BRACK: We can do better for all

By Andy Brack, editor and publisher  | So what happens when Americans start getting their $1,200 federal coronavirus checks or small business owners start receiving tens of thousands of dollars of rescue money? 

Will they finally wake up and realize government isn’t the enemy, despite four decades of self-serving GOP rhetoric dedicated to drowning it in a bathtub?  Will they finally remove political blinders and realize an ideology devoted to personal wealth and greed has hoodwinked them and taken away countless opportunities?

Maybe, but doubtful.  The powerful blather from Fox television, conservative think tanks, private clubs, golf courses and boardrooms is too strong to wither in one fell swoop of citizen frustration.  But it’s coming, yes, change is coming. It’s just a shame that a pandemic afflicting millions may well be the root cause of a political revival of the common good.

In a prescient editorial published last week, The New York Times observed, “The erosion of the American dream is not a result of laziness or a talent drought. Rather, opportunity has slipped away. The economic ladder is harder to climb; real incomes have stagnated for decades even as the costs of housing, education and health care have increased.”

In two decades of writing about South Carolina and her politics, one conclusion has been crystal clear:  We can do better for our people. We can do better in providing more opportunities for families to realize their dreams.  We can do better in strategies to thwart pervasive poverty, poor health, hunger and educational challenges that linger in the Palmetto State, decade after decade.  We can do better by lifting up everyone, instead of using public policy to prefer those who tend to be white, rich or conservative. We can do better by focusing on policies that bear fruit for “we the people” — all of our people, not just the few.

You may not like that general conclusion.  You may balk and get your back up. But let’s see whether you return the $1,200 check. Or if small business owners turn down aid.   Or if you say no to Social Security, Medicare or cheap college loans.
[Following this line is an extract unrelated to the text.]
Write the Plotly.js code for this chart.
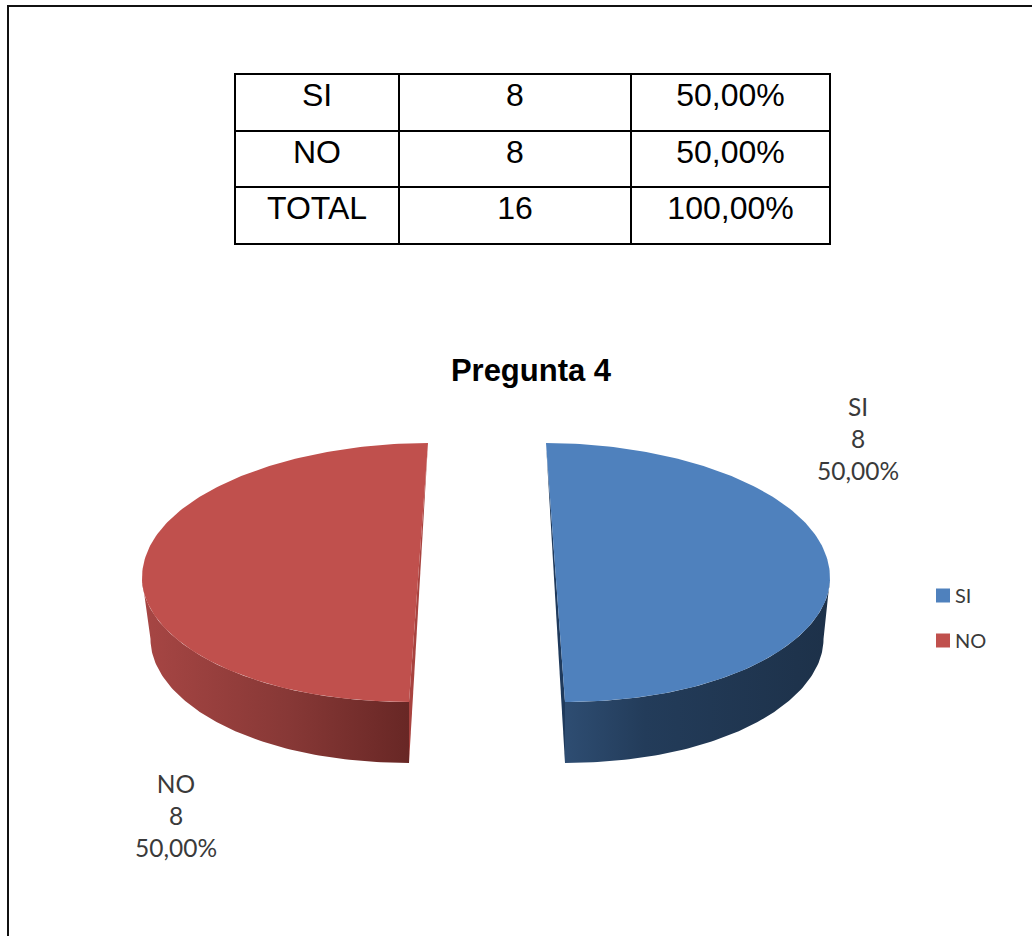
<!DOCTYPE html>
<html>
<head>
<meta charset="utf-8">
<script src="https://cdn.plot.ly/plotly-3.0.1.min.js"></script>
<style>html,body{margin:0;padding:0;background:#fff;overflow:hidden}#chart{width:1032px;height:936px}</style>
</head>
<body>
<div id="chart"></div>
<script>
// ---- data ----
var categories = ['SI', 'NO'];
var counts = [8, 8];
var percents = ['50,00%', '50,00%'];
var totalLabel = 'TOTAL';
var totalCount = 16;
var totalPercent = '100,00%';
var chartTitle = 'Pregunta 4';

// ---- styling ----
var faceColors = ['#4f81bd', '#c0504d'];
var cutColors = ['#1f3a5c', '#a8433f'];
var wallGradients = [
  [[0, '#2e4d72'], [0.3, '#233c5a'], [1, '#1d3149']],
  [[0, '#a74644'], [0.55, '#873836'], [1, '#682725']]
];
var labelAnchors = [[857.5, 438.5], [176, 815]];
var centers = [[555.5, 578], [418.5, 578]];
var skews = [-9.5, 9.5];
var radii = [274.5, 276.5];

function point(c, a, s, d, th) {
  var co = Math.cos(th);
  return [c[0] + a * Math.sin(th) + s * co * co * co,
          c[1] + d - (co > 0 ? 135 : 124) * co];
}
var DEPTH = 61, A2 = 268;
var total = counts.reduce(function (u, v) { return u + v; }, 0);
var traces = [];
var cum = 0;
categories.forEach(function (name, i) {
  // SI runs clockwise from the top, NO continues round to the top again
  var t0 = 2 * Math.PI * cum / total;
  var t1 = 2 * Math.PI * (cum + counts[i]) / total;
  cum += counts[i];
  var c = centers[i], s = skews[i], A = radii[i], N = 90, k, th;
  var bottomTh = Math.PI;
  var sideTh = i === 0 ? Math.PI / 2 : 3 * Math.PI / 2;
  var wx = [], wy = [], fx = [], fy = [], q;
  // outer wall, top arc then bottom arc back
  for (k = 0; k <= N; k++) {
    th = sideTh + (bottomTh - sideTh) * k / N;
    q = point(c, A, s, 0, th); wx.push(q[0]); wy.push(q[1]);
  }
  for (k = N; k >= 0; k--) {
    th = sideTh + (bottomTh - sideTh) * k / N;
    q = point(c, A2, s, DEPTH, th); wx.push(q[0]); wy.push(q[1]);
  }
  traces.push({
    type: 'scatter', mode: 'lines', x: wx, y: wy, fill: 'toself', line: {width: 0},
    fillgradient: {type: 'horizontal', colorscale: wallGradients[i]},
    showlegend: false, hoverinfo: 'skip'
  });
  // cut wall
  var pTop = point(c, A, s, 0, 0);
  var pBot = point(c, A, s, 0, Math.PI);
  var pLow = point(c, A2, s, DEPTH, Math.PI);
  traces.push({
    type: 'scatter', mode: 'lines', x: [pTop[0], pBot[0], pLow[0], pTop[0]],
    y: [pTop[1], pBot[1], pLow[1], pTop[1]], fill: 'toself', fillcolor: cutColors[i],
    line: {width: 0}, showlegend: false, hoverinfo: 'skip'
  });
  // top face
  for (k = 0; k <= N * 2; k++) {
    th = t0 + (t1 - t0) * k / (N * 2);
    q = point(c, A, s, 0, th); fx.push(q[0]); fy.push(q[1]);
  }
  fx.push(fx[0]); fy.push(fy[0]);
  traces.push({
    type: 'scatter', mode: 'lines', x: fx, y: fy, fill: 'toself', fillcolor: faceColors[i],
    line: {width: 0}, showlegend: false, name: name, hoverinfo: 'skip'
  });
});
// legend entries
categories.forEach(function (name, i) {
  traces.push({
    type: 'scatter', mode: 'markers', x: [null], y: [null], name: name, legendgroup: name,
    marker: {symbol: 'square', size: 14, color: faceColors[i]}, hoverinfo: 'skip'
  });
});
// data table
traces.push({
  type: 'table',
  domain: {x: [235 / 1032, 830 / 1032], y: [0.5, 1 - 74 / 936]},
  columnwidth: [164, 232, 199],
  header: {
    values: [categories[0], String(counts[0]), percents[0]],
    height: 56.67, align: 'center', fill: {color: '#fff'},
    line: {color: '#000', width: 2},
    font: {family: 'Liberation Sans, Arial, sans-serif', size: 32, color: '#000'}
  },
  cells: {
    values: [[categories[1], totalLabel], [String(counts[1]), String(totalCount)], [percents[1], totalPercent]],
    height: 56.67, align: 'center', fill: {color: '#fff'},
    line: {color: '#000', width: 2},
    font: {family: 'Liberation Sans, Arial, sans-serif', size: 32, color: '#000'}
  }
});

var annotations = categories.map(function (name, i) {
  return {
    x: labelAnchors[i][0], y: labelAnchors[i][1], xref: 'x', yref: 'y', showarrow: false,
    text: name + '<br>' + counts[i] + '<br>' + percents[i], align: 'center',
    xanchor: 'center', yanchor: 'middle',
    font: {family: 'Lato, sans-serif', size: 24.5, color: '#3a3a3a'}
  };
});

var layout = {
  width: 1032, height: 936,
  margin: {l: 0, r: 0, t: 0, b: 0},
  paper_bgcolor: '#fff', plot_bgcolor: '#fff',
  title: {
    text: chartTitle, x: 531 / 1032, xanchor: 'center', y: 1 - 370 / 936, yanchor: 'middle',
    font: {family: 'Liberation Sans, Arial, sans-serif', size: 31, color: '#000', weight: 'bold'}
  },
  xaxis: {range: [0, 1032], visible: false, fixedrange: true},
  yaxis: {range: [936, 0], visible: false, fixedrange: true},
  legend: {
    x: 923 / 1032, y: 1 - 576 / 936, xanchor: 'left', yanchor: 'top',
    traceorder: 'grouped', tracegroupgap: 16,
    font: {family: 'Lato, sans-serif', size: 20, color: '#3a3a3a'},
    bgcolor: 'rgba(0,0,0,0)'
  },
  showlegend: true,
  annotations: annotations,
  shapes: [{type: 'rect', xref: 'x', yref: 'y', x0: 8, y0: 6, x1: 1060, y1: 960,
            line: {color: '#111', width: 2}, layer: 'above'}]
};
Plotly.newPlot('chart', traces, layout, {displayModeBar: false}).then(function () {
  // legend text sits closer to its swatch in the reference
  document.querySelectorAll('.legendtext').forEach(function (t) {
    t.setAttribute('x', parseFloat(t.getAttribute('x')) - 8);
  });
});
</script>
</body>
</html>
Or if you refuse to ride on roads built by the government or get it to stop taking away the trash from your yard. 

Governments solve problems.  In the 1920s after a world war, our federal government took action to improve food safety, protect the health and safety of industrialized workers, and extend voting to women.  Then came Social Security and assorted New Deal programs to help the country grow from a depression.
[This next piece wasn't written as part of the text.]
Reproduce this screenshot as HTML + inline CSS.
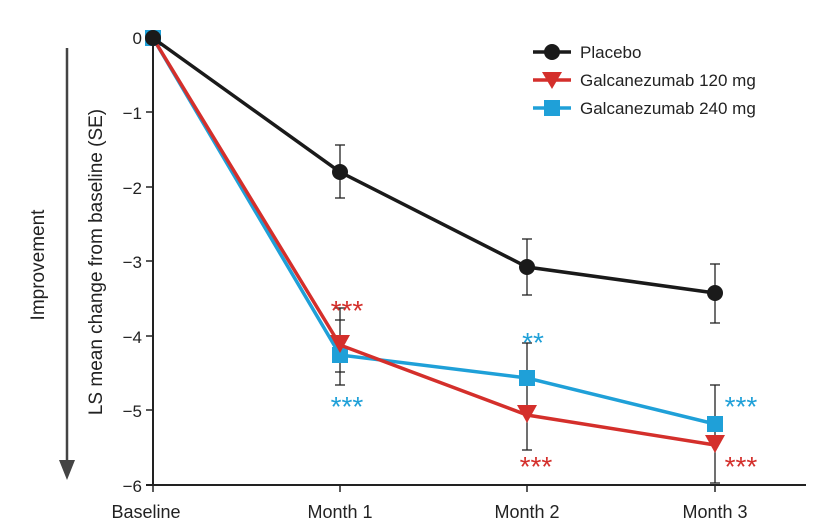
<!DOCTYPE html>
<html><head><meta charset="utf-8"><style>
html,body{margin:0;padding:0;background:#fff;}
svg{display:block;font-family:"Liberation Sans","DejaVu Sans",sans-serif;}
</style></head><body>
<svg width="831" height="529" viewBox="0 0 831 529" xmlns="http://www.w3.org/2000/svg">
<line x1="67" y1="48" x2="67" y2="462" stroke="#444" stroke-width="2.5"/>
<polygon points="59,460 75,460 67,480" fill="#444"/>
<text x="44" y="265" font-size="19" fill="#222" text-anchor="middle" transform="rotate(-90 44 265)">Improvement</text>
<text x="102" y="262" font-size="19" fill="#222" text-anchor="middle" transform="rotate(-90 102 262)">LS mean change from baseline (SE)</text>
<line x1="153" y1="37" x2="153" y2="486" stroke="#222" stroke-width="2"/>
<line x1="146" y1="485" x2="806" y2="485" stroke="#222" stroke-width="2"/>
<g stroke="#222" stroke-width="1.5">
<line x1="146" y1="37.5" x2="153" y2="37.5"/><line x1="146" y1="112" x2="153" y2="112"/>
<line x1="146" y1="187" x2="153" y2="187"/><line x1="146" y1="261" x2="153" y2="261"/>
<line x1="146" y1="336" x2="153" y2="336"/><line x1="146" y1="410" x2="153" y2="410"/>
<line x1="153" y1="485" x2="153" y2="492"/><line x1="340" y1="485" x2="340" y2="492"/>
<line x1="527" y1="485" x2="527" y2="492"/><line x1="715" y1="485" x2="715" y2="492"/>
</g>
<g font-size="17" fill="#222" text-anchor="end">
<text x="142" y="44">0</text><text x="142" y="119">−1</text><text x="142" y="194">−2</text>
<text x="142" y="268">−3</text><text x="142" y="343">−4</text><text x="142" y="417">−5</text><text x="142" y="492">−6</text>
</g>
<g font-size="18" fill="#222" text-anchor="middle">
<text x="146" y="518">Baseline</text><text x="340" y="518">Month 1</text>
<text x="527" y="518">Month 2</text><text x="715" y="518">Month 3</text>
</g>
<g stroke="#222" stroke-width="1.3">
<line x1="340" y1="145" x2="340" y2="198"/><line x1="335" y1="145" x2="345" y2="145"/><line x1="335" y1="198" x2="345" y2="198"/>
<line x1="527" y1="239" x2="527" y2="295"/><line x1="522" y1="239" x2="532" y2="239"/><line x1="522" y1="295" x2="532" y2="295"/>
<line x1="715" y1="264" x2="715" y2="323"/><line x1="710" y1="264" x2="720" y2="264"/><line x1="710" y1="323" x2="720" y2="323"/>
<line x1="340" y1="308" x2="340" y2="385"/><line x1="335" y1="308" x2="345" y2="308"/><line x1="335" y1="385" x2="345" y2="385"/>
<line x1="335" y1="320" x2="345" y2="320"/><line x1="335" y1="372" x2="345" y2="372"/>
<line x1="527" y1="343" x2="527" y2="450"/><line x1="522" y1="343" x2="532" y2="343"/><line x1="522" y1="450" x2="532" y2="450"/>
<line x1="715" y1="385" x2="715" y2="483"/><line x1="710" y1="385" x2="720" y2="385"/><line x1="710" y1="483" x2="720" y2="483"/>
</g>
<polyline points="153,38 340,355 527,378 715,424" fill="none" stroke="#1fa0d8" stroke-width="3.5"/>
<g fill="#1fa0d8">
<rect x="145" y="30" width="16" height="16"/><rect x="332" y="347" width="16" height="16"/>
<rect x="519" y="370" width="16" height="16"/><rect x="707" y="416" width="16" height="16"/>
</g>
<polyline points="153,38 340,345 527,415 715,445" fill="none" stroke="#d42f2b" stroke-width="3.5"/>
<g fill="#d42f2b">
<polygon points="330,335 350,335 340,353"/><polygon points="517,405 537,405 527,423"/>
<polygon points="705,435 725,435 715,453"/>
</g>
<polyline points="153,38 340,172 527,267 715,293" fill="none" stroke="#1a1a1a" stroke-width="3.5"/>
<g fill="#1a1a1a">
<circle cx="153" cy="38" r="8"/><circle cx="340" cy="172" r="8"/>
<circle cx="527" cy="267" r="8"/><circle cx="715" cy="293" r="8"/>
</g>
<g font-size="28">
<text x="347" y="320" fill="#d42f2b" text-anchor="middle">***</text>
<text x="347" y="416" fill="#1fa0d8" text-anchor="middle">***</text>
<text x="533" y="352" fill="#1fa0d8" text-anchor="middle">**</text>
<text x="536" y="476" fill="#d42f2b" text-anchor="middle">***</text>
<text x="741" y="416" fill="#1fa0d8" text-anchor="middle">***</text>
<text x="741" y="476" fill="#d42f2b" text-anchor="middle">***</text>
</g>
<line x1="533" y1="52" x2="571" y2="52" stroke="#1a1a1a" stroke-width="3.5"/>
<circle cx="552" cy="52" r="8" fill="#1a1a1a"/>
<text x="580" y="58" font-size="17" fill="#222">Placebo</text>
<line x1="533" y1="80" x2="571" y2="80" stroke="#d42f2b" stroke-width="3.5"/>
<polygon points="542,72 562,72 552,89" fill="#d42f2b"/>
<text x="580" y="86" font-size="17" fill="#222">Galcanezumab 120 mg</text>
<line x1="533" y1="108" x2="571" y2="108" stroke="#1fa0d8" stroke-width="3.5"/>
<rect x="544" y="100" width="16" height="16" fill="#1fa0d8"/>
<text x="580" y="114" font-size="17" fill="#222">Galcanezumab 240 mg</text>
</svg>
</body></html>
After a second world war came the G.I. Bill, which opened educational opportunities to millions.  Civil rights advances, as well as Great Society programs like Medicaid and Medicare, brought millions more out of poverty that stretched from the Civil War.

But in the 1980s, government became the bad guy, a punching bag for avaricious politicians who valued individual achievement over the common good.  It didn’t help that government had become bloated and bureaucratic, the societal equivalent of an Edsel or K-Car.  
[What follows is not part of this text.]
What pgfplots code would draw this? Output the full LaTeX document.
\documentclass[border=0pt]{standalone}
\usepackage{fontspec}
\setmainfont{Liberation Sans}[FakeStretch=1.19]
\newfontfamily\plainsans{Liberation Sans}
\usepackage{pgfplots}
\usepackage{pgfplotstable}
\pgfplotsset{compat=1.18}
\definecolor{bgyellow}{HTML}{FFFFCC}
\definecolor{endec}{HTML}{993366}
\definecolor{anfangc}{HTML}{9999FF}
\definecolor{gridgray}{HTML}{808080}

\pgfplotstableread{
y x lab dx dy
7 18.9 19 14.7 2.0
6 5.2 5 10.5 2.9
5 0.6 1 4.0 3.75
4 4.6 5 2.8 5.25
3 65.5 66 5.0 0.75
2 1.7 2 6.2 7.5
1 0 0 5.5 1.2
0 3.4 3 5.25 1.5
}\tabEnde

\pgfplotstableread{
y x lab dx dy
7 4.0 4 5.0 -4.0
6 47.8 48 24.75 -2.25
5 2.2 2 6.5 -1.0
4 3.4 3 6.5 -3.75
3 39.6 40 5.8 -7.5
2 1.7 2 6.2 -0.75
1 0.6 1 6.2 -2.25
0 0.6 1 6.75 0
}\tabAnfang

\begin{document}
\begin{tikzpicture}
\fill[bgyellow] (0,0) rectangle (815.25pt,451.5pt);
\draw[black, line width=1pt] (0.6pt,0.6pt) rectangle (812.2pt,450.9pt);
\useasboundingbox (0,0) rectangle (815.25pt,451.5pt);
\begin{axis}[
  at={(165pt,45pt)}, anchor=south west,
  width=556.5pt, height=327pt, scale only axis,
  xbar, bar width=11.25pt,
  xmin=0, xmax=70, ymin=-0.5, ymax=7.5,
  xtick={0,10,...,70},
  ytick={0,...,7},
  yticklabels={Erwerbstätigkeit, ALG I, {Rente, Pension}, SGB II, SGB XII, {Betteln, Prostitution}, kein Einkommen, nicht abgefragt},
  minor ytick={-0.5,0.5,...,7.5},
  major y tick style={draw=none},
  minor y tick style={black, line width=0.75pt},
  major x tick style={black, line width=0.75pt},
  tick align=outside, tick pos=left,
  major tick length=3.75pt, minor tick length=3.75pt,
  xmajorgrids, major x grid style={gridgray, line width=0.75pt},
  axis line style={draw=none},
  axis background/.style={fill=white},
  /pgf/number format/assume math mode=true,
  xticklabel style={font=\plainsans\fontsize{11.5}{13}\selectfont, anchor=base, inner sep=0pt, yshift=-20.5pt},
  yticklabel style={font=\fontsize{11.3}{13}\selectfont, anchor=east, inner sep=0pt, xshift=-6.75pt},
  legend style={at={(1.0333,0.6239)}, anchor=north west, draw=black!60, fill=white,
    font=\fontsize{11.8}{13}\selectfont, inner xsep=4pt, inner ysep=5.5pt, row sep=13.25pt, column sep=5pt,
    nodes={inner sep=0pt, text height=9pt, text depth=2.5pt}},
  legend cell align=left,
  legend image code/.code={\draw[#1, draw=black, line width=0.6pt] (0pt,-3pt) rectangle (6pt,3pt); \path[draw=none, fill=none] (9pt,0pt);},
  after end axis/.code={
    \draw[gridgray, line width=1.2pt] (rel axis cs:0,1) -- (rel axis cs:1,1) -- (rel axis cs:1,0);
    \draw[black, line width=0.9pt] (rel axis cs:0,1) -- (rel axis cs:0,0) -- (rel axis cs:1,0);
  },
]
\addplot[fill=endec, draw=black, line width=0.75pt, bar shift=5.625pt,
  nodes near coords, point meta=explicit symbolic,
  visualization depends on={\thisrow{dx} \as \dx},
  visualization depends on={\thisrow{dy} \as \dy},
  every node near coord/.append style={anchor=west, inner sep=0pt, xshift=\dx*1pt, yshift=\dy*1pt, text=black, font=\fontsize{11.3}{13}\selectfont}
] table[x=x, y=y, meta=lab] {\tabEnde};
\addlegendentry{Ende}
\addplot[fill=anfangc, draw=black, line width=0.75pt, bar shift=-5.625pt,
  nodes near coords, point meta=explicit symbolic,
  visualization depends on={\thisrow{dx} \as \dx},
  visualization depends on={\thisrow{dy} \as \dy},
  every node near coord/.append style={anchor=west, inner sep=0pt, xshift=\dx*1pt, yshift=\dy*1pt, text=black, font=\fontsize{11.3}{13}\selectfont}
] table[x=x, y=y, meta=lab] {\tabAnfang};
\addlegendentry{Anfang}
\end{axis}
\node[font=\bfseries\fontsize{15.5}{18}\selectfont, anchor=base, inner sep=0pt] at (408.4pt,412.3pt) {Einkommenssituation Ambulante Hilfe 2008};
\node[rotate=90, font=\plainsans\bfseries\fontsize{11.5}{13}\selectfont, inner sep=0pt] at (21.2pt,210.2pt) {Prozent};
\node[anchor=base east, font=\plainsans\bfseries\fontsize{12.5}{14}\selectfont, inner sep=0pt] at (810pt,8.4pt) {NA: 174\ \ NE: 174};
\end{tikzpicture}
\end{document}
Partisanship ensued.  And it got worse as the tea party got trumped by, well, President Trump and his followers, hungry to hear how they were relevant even though GOP policies had left them behind.  

As the Times opined, “Advocates of a minimalist conception of government claim they too are defenders of liberty. But theirs is a narrow and negative definition of freedom: the freedom from civic duty, from mutual obligation, from taxation. This impoverished view of freedom has in practice protected wealth and privilege.”

Democrats didn’t do much better in this whole political mess, often adopting the same cynical tactics used by Republicans to divide and try to conquer.  

So now we’re at a point where the nation’s experiment in democracy is being demonized by a microbial invader.  Government, quite rightly, is the only entity big enough — despite constant attempts to denude its legitimacy — to come to the rescue.  

As it responds, people in government must look ahead at how it can provide more opportunities for everyone, not just the few.  It’s time for leaders to be leaders for all. And if they can’t, bring on a new batch. Indeed, we can do better.